Description of problem: ovn-controller inactivity probes are disabled on unix connections. The problem is that if somehow the SB goes down ovn-controller might not be able to determine on its own that the connection went away (for example if ovn-controller doesn't need to send data to the SB which is often the case). Although we could restart ovn-controller every time the SB goes down to reconnect, it would be good to have a way to tell ovn-controller to reconnect. for example, an appctl command.
(In reply to zenghui.shi from comment #0) > The problem is that if somehow the SB goes down ovn-controller might not be > able to determine on its own that the connection went away (for example if > ovn-controller doesn't need to send data to the SB which is often the case). Hmm. I'm not sure if that is actually a problem. Unix sockets are typically good at waking up processes that are polling them in case the other side goes down. ovn-controller should receive a POLLERR, wake up and try to re-connect. It's not the case for the communication over the network because remote node can go away without signalling. But on the same host the kernel always knows that the other process is dead, so the state of a unix socket connection should always be clear.
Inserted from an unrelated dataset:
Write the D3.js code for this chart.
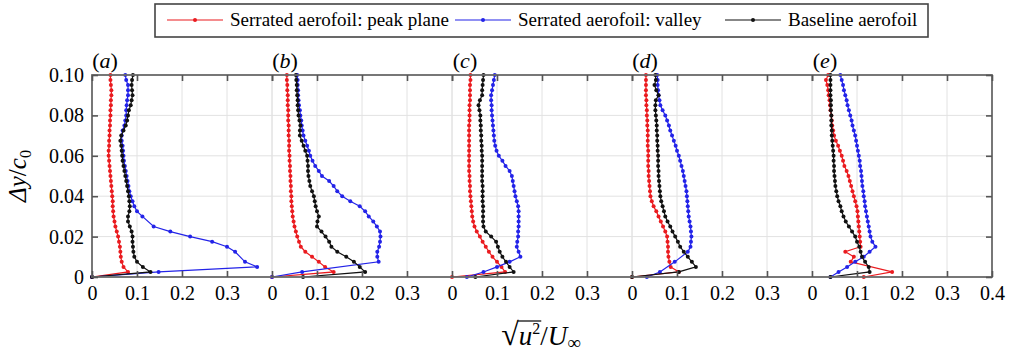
<!DOCTYPE html>
<html>
<head>
<meta charset="utf-8">
<script src="https://cdn.jsdelivr.net/npm/d3@7"></script>
<style>
  body { margin: 0; background: #fff; }
</style>
</head>
<body>
<div class="svg-wrapper"></div>
<script>
// wall-normal stations shared by every profile, from the top of the box down to the wall
var yLevels = [0.1, 0.0975, 0.095, 0.0925, 0.09, 0.0875, 0.085, 0.0825, 0.08, 0.0775,
               0.075, 0.0725, 0.07, 0.0675, 0.065, 0.0625, 0.06, 0.0575, 0.055, 0.0525,
               0.05, 0.0475, 0.045, 0.0425, 0.04, 0.0375, 0.035, 0.0325, 0.03, 0.0275,
               0.025, 0.0225, 0.02, 0.0175, 0.015, 0.0125, 0.01, 0.0075, 0.005, 0.0025, 0];

var panelLabels = ["a", "b", "c", "d", "e"];
var xTicks = [0, 0.1, 0.2, 0.3];
var xTicksLast = [0, 0.1, 0.2, 0.3, 0.4];
var yTicks = [0, 0.02, 0.04, 0.06, 0.08, 0.1];
var seriesNames = ["Serrated aerofoil: peak plane", "Serrated aerofoil: valley", "Baseline aerofoil"];
var seriesColors = ["#ea1b1f", "#2323e8", "#111111"];

// rms velocity profiles (null = no sample at that station)
var peakA = [0.041,0.041,0.042,0.043,0.043,0.042,0.042,0.041,0.041,0.040,
             0.040,0.039,0.039,0.038,0.038,0.037,0.037,0.038,0.039,0.040,
             0.041,0.042,0.043,0.044,0.045,0.046,0.046,0.047,0.048,0.050,
             0.052,0.055,0.058,0.060,0.062,0.063,0.064,0.066,0.070,0.080,0];
var valleyA = [0.074,0.076,0.080,0.080,0.080,0.078,0.077,0.076,0.076,0.074,
               0.072,0.068,0.066,0.066,0.068,0.069,0.070,0.071,0.073,0.075,
               0.077,0.079,0.081,0.083,0.086,0.090,0.094,0.100,0.112,null,
               0.137,0.174,0.218,0.267,0.300,0.318,null,0.340,0.367,0.148,0];
var baseA = [0.091,0.089,0.088,0.089,0.090,0.088,0.086,0.082,0.080,0.078,
             0.075,0.070,0.065,0.063,0.065,0.066,0.067,0.068,0.070,0.072,
             0.074,0.076,0.078,0.080,0.082,0.083,0.084,0.083,0.080,0.080,
             0.084,0.088,0.090,0.090,0.091,0.092,0.094,0.100,0.113,0.130,0];

var peakB = [0.033,0.033,0.034,0.034,0.035,0.035,0.035,0.036,0.036,0.036,
             0.037,0.037,0.037,0.038,0.038,0.038,0.039,0.039,0.040,0.040,
             0.041,0.041,0.042,0.042,0.043,0.043,0.044,0.045,0.046,0.048,
             0.050,0.053,0.056,0.060,0.064,0.074,0.089,0.104,0.118,0.137,0];
var valleyB = [0.056,0.057,0.057,0.058,0.058,0.059,0.060,0.062,0.063,0.065,
               0.066,0.068,0.070,0.074,0.078,0.082,0.085,0.090,0.096,0.104,
               0.111,0.127,0.137,0.145,0.156,0.174,0.195,0.207,0.215,0.225,
               0.233,0.240,0.241,0.240,0.238,0.234,0.234,0.237,null,0.067,0];
var baseB = [0.053,0.054,0.055,0.055,0.056,0.057,0.057,0.058,0.059,0.061,
             0.063,0.062,0.062,0.066,0.070,0.074,0.078,0.079,0.080,0.080,
             0.081,0.083,0.085,0.089,0.093,0.095,0.097,0.100,0.104,0.101,
             0.100,0.110,0.119,0.127,0.132,0.145,0.165,0.182,0.195,0.207,0.069];

var peakC = [0.041,0.041,0.040,0.040,0.040,0.040,0.039,0.039,0.039,0.039,
             0.038,0.038,0.038,0.038,0.038,0.038,0.038,0.038,0.038,0.038,
             0.039,0.039,0.040,0.040,0.041,0.042,0.043,0.044,0.045,0.047,
             0.050,0.055,0.062,0.068,0.075,0.082,0.090,0.100,0.110,0.118,0];
var valleyC = [0.095,0.093,0.091,0.089,0.087,0.087,0.088,0.088,0.089,0.090,
               0.091,0.092,0.093,0.094,0.096,0.099,0.104,0.112,0.119,0.128,
               0.133,0.135,0.137,0.139,0.141,0.144,0.147,0.148,0.148,0.148,
               0.148,0.147,0.147,0.145,0.144,0.148,0.152,0.128,0.100,0.070,0.033];
var baseC = [0.070,0.069,0.068,0.067,0.067,0.062,0.059,0.061,0.063,0.063,
             0.064,0.064,0.065,0.065,0.066,0.066,0.067,0.067,0.067,0.067,
             0.067,0.067,0.068,0.068,0.068,0.068,0.069,0.069,0.069,0.069,
             0.070,0.075,0.087,0.098,0.102,0.106,0.112,0.120,0.128,0.137,0.052];

var peakD = [0.031,0.031,0.031,0.031,0.031,0.032,0.032,0.033,0.033,0.034,
             0.034,0.035,0.035,0.035,0.035,0.036,0.036,0.036,0.036,0.037,
             0.037,0.038,0.039,0.040,0.041,0.044,0.048,0.054,0.059,0.064,
             0.069,0.074,0.078,0.079,0.080,0.080,0.081,0.083,0.086,0.104,0];
var valleyD = [0.056,0.057,0.057,0.058,0.059,0.061,0.063,0.068,0.074,0.078,
               0.082,0.085,0.089,0.093,0.097,0.100,0.104,0.107,0.110,0.113,
               0.115,0.117,0.119,0.121,0.122,0.123,0.124,0.125,0.126,0.128,
               0.130,0.131,0.132,0.131,0.130,0.124,null,0.095,null,0.062,0.033];
var baseD = [0.052,0.053,0.050,0.054,0.059,0.053,0.052,0.052,0.053,0.054,
             0.055,0.055,0.056,0.056,0.057,0.057,0.058,0.058,0.058,0.059,
             0.059,0.060,0.061,0.062,0.063,0.065,0.068,0.071,0.074,0.079,
             0.085,0.090,0.096,0.102,0.107,0.115,0.124,0.133,0.142,0.104,0];

var peakE = [0.036,0.031,0.034,0.036,0.037,0.039,0.040,0.041,0.043,0.044,
             0.045,0.047,0.049,0.053,0.058,0.062,0.066,0.069,0.072,0.077,
             0.081,0.084,0.087,0.090,0.093,0.096,0.099,0.101,0.102,0.103,
             0.104,0.105,0.106,0.107,0.108,0.074,0.093,0.086,null,0.178,0.115];
var valleyE = [0.063,0.066,0.069,0.071,0.074,0.077,0.079,0.082,0.085,0.088,
               0.090,0.093,0.096,0.098,0.100,0.102,0.104,0.106,0.107,0.109,
               0.110,0.111,0.112,0.114,0.115,0.117,0.118,0.120,0.122,0.124,
               0.126,0.128,0.130,0.134,0.141,0.128,0.115,0.096,0.078,0.059,0.041];
var baseE = [0.041,0.041,0.041,0.041,0.041,0.042,0.042,0.042,0.043,0.043,
             0.043,0.044,0.044,0.045,0.046,0.047,0.048,0.048,0.049,0.049,
             0.050,0.051,0.052,0.054,0.056,0.059,0.063,0.066,0.070,0.075,
             0.082,0.089,0.096,0.100,0.105,0.108,0.111,0.118,0.126,0.128,0.041];

var peak   = [peakA, peakB, peakC, peakD, peakE];
var valley = [valleyA, valleyB, valleyC, valleyD, valleyE];
var base   = [baseA, baseB, baseC, baseD, baseE];
var allSeries = [peak, valley, base];

var serif = "Liberation Serif";
var width = 1011, height = 356;
var margin = {top: 75, left: 92};
var plotW = 900, plotH = 202;
var panelW = plotW / panelLabels.length;

var svg = d3.select(".svg-wrapper").append("svg")
    .attr("width", width)
    .attr("height", height)
    .attr("font-family", serif)
    .style("display", "block");

var yScale = d3.scaleLinear().domain([0, 0.1]).range([margin.top + plotH, margin.top]);
var xScales = panelLabels.map(function(d, i) {
  return d3.scaleLinear().domain([0, 0.4])
    .range([margin.left + i * panelW, margin.left + (i + 1) * panelW]);
});

var fmtX = function(d) { return d === 0 ? "0" : d3.format(".1f")(d); };
var fmtY = function(d) { return d === 0 ? "0" : d3.format(".2f")(d); };

// grid
var grid = svg.append("g").attr("stroke", "#e2e2e2").attr("stroke-width", 1);
grid.selectAll(".hgrid").data(yTicks).enter().append("line")
  .attr("x1", margin.left).attr("x2", margin.left + plotW)
  .attr("y1", function(d) { return yScale(d); })
  .attr("y2", function(d) { return yScale(d); });
xScales.forEach(function(xs) {
  grid.selectAll(null).data(xTicksLast).enter().append("line")
    .attr("x1", function(d) { return xs(d); })
    .attr("x2", function(d) { return xs(d); })
    .attr("y1", margin.top).attr("y2", margin.top + plotH);
});

// profiles
var line = d3.line();
xScales.forEach(function(xs, i) {
  var g = svg.append("g").attr("class", "panel-" + panelLabels[i]);
  allSeries.forEach(function(series, s) {
    var pts = yLevels.map(function(y, j) { return {x: series[i][j], y: y}; })
      .filter(function(d) { return d.x != null; });
    line.x(function(d) { return xs(d.x); }).y(function(d) { return yScale(d.y); });
    g.append("path")
      .attr("d", line(pts))
      .attr("fill", "none")
      .attr("stroke", seriesColors[s])
      .attr("stroke-width", 1.2);
    g.selectAll(null).data(pts).enter().append("circle")
      .attr("cx", function(d) { return xs(d.x); })
      .attr("cy", function(d) { return yScale(d.y); })
      .attr("r", 2)
      .attr("fill", seriesColors[s]);
  });
});

// frame
svg.append("rect")
  .attr("x", margin.left).attr("y", margin.top)
  .attr("width", plotW).attr("height", plotH)
  .attr("fill", "none").attr("stroke", "#6a6a6a").attr("stroke-width", 1.8);

function styleAxis(g) {
  g.attr("font-family", serif).attr("font-size", 20);
  g.select(".domain").remove();
  g.selectAll(".tick line").attr("stroke", "#555").attr("stroke-width", 1.6);
  g.selectAll(".tick text").attr("fill", "#000");
}

xScales.forEach(function(xs, i) {
  var vals = i == xScales.length - 1 ? xTicksLast : xTicks;
  svg.append("g")
    .attr("transform", "translate(0," + (margin.top + plotH) + ")")
    .call(d3.axisBottom(xs).tickValues(vals).tickFormat(fmtX)
      .tickSizeInner(-6).tickSizeOuter(0).tickPadding(9))
    .call(styleAxis);
  svg.append("g")
    .attr("transform", "translate(0," + margin.top + ")")
    .call(d3.axisTop(xs).tickValues(xTicksLast).tickFormat("")
      .tickSizeInner(-6).tickSizeOuter(0))
    .call(styleAxis);
  svg.append("text")
    .attr("x", xs(0) + 13).attr("y", 68)
    .attr("text-anchor", "middle")
    .attr("font-size", 22)
    .html("(<tspan font-style='italic'>" + panelLabels[i] + "</tspan>)");
});

svg.append("g")
  .attr("transform", "translate(" + margin.left + ",0)")
  .call(d3.axisLeft(yScale).tickValues(yTicks).tickFormat(fmtY)
    .tickSizeInner(-6).tickSizeOuter(0).tickPadding(8))
  .call(styleAxis);
svg.append("g")
  .attr("transform", "translate(" + (margin.left + plotW) + ",0)")
  .call(d3.axisRight(yScale).tickValues(yTicks).tickFormat("")
    .tickSizeInner(-6).tickSizeOuter(0))
  .call(styleAxis);

// axis titles
svg.append("text")
  .attr("transform", "translate(26," + (margin.top + plotH / 2) + ") rotate(-90)")
  .attr("text-anchor", "middle")
  .attr("font-size", 25)
  .html("<tspan font-style='italic'>Δy</tspan>/<tspan font-style='italic'>c</tspan>" +
        "<tspan font-size='16' dy='5'>0</tspan>");

var xTitle = svg.append("text")
  .attr("x", 541).attr("y", 345)
  .attr("text-anchor", "middle")
  .attr("font-size", 27)
  .html("<tspan font-size='32'>√</tspan><tspan font-style='italic'>u</tspan>" +
        "<tspan font-size='16' dy='-11'>2</tspan><tspan dy='11'>/</tspan>" +
        "<tspan font-style='italic'>U</tspan><tspan font-size='19' dy='4'>∞</tspan>");
try {
  var tn = xTitle.node();
  var x0 = tn.getStartPositionOfChar(1).x - 1;
  var x1 = tn.getEndPositionOfChar(2).x + 1;
  svg.append("line")
    .attr("x1", x0).attr("x2", x1)
    .attr("y1", 321).attr("y2", 321)
    .attr("stroke", "#111").attr("stroke-width", 1.3);
} catch (e) {}

// legend
var legend = svg.append("g");
legend.append("rect")
  .attr("x", 155).attr("y", 4).attr("width", 773).attr("height", 33)
  .attr("fill", "#fff").attr("stroke", "#444").attr("stroke-width", 1.6);
var legendX = [167, 455, 725];
seriesNames.forEach(function(name, s) {
  var lx = legendX[s];
  legend.append("line")
    .attr("x1", lx).attr("x2", lx + 56).attr("y1", 20).attr("y2", 20)
    .attr("stroke", seriesColors[s]).attr("stroke-width", 1.2);
  legend.append("circle")
    .attr("cx", lx + 28).attr("cy", 20).attr("r", 2)
    .attr("fill", seriesColors[s]);
  legend.append("text")
    .attr("x", lx + 63).attr("y", 26)
    .attr("font-size", 19)
    .attr("fill", "#000")
    .text(name);
});
</script>
</body>
</html>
(In reply to Ilya Maximets from comment #1) > (In reply to zenghui.shi from comment #0) > > The problem is that if somehow the SB goes down ovn-controller might not be > > able to determine on its own that the connection went away (for example if > > ovn-controller doesn't need to send data to the SB which is often the case). > > Hmm. I'm not sure if that is actually a problem. Unix sockets are > typically good at waking up processes that are polling them in case the > other side goes down. ovn-controller should receive a POLLERR, wake up > and try to re-connect. It's not the case for the communication over > the network because remote node can go away without signalling. But on > the same host the kernel always knows that the other process is dead, > so the state of a unix socket connection should always be clear. You're right. My bad, I had the (wrong) impression that ovn-controller won't receive any event. I think it's safe to close this as NOTABUG. @zshi what do you think?
> > Hmm. I'm not sure if that is actually a problem. Unix sockets are > > typically good at waking up processes that are polling them in case the > > other side goes down. ovn-controller should receive a POLLERR, wake up > > and try to re-connect. It's not the case for the communication over > > the network because remote node can go away without signalling. But on > > the same host the kernel always knows that the other process is dead, > > so the state of a unix socket connection should always be clear. > > You're right. My bad, I had the (wrong) impression that ovn-controller > won't receive any event. I think it's safe to close this as NOTABUG. > > @zshi what do you think? Agree, let's close it as NOTABUG. Thanks Ilya and Dumitru for the quick response and clarification!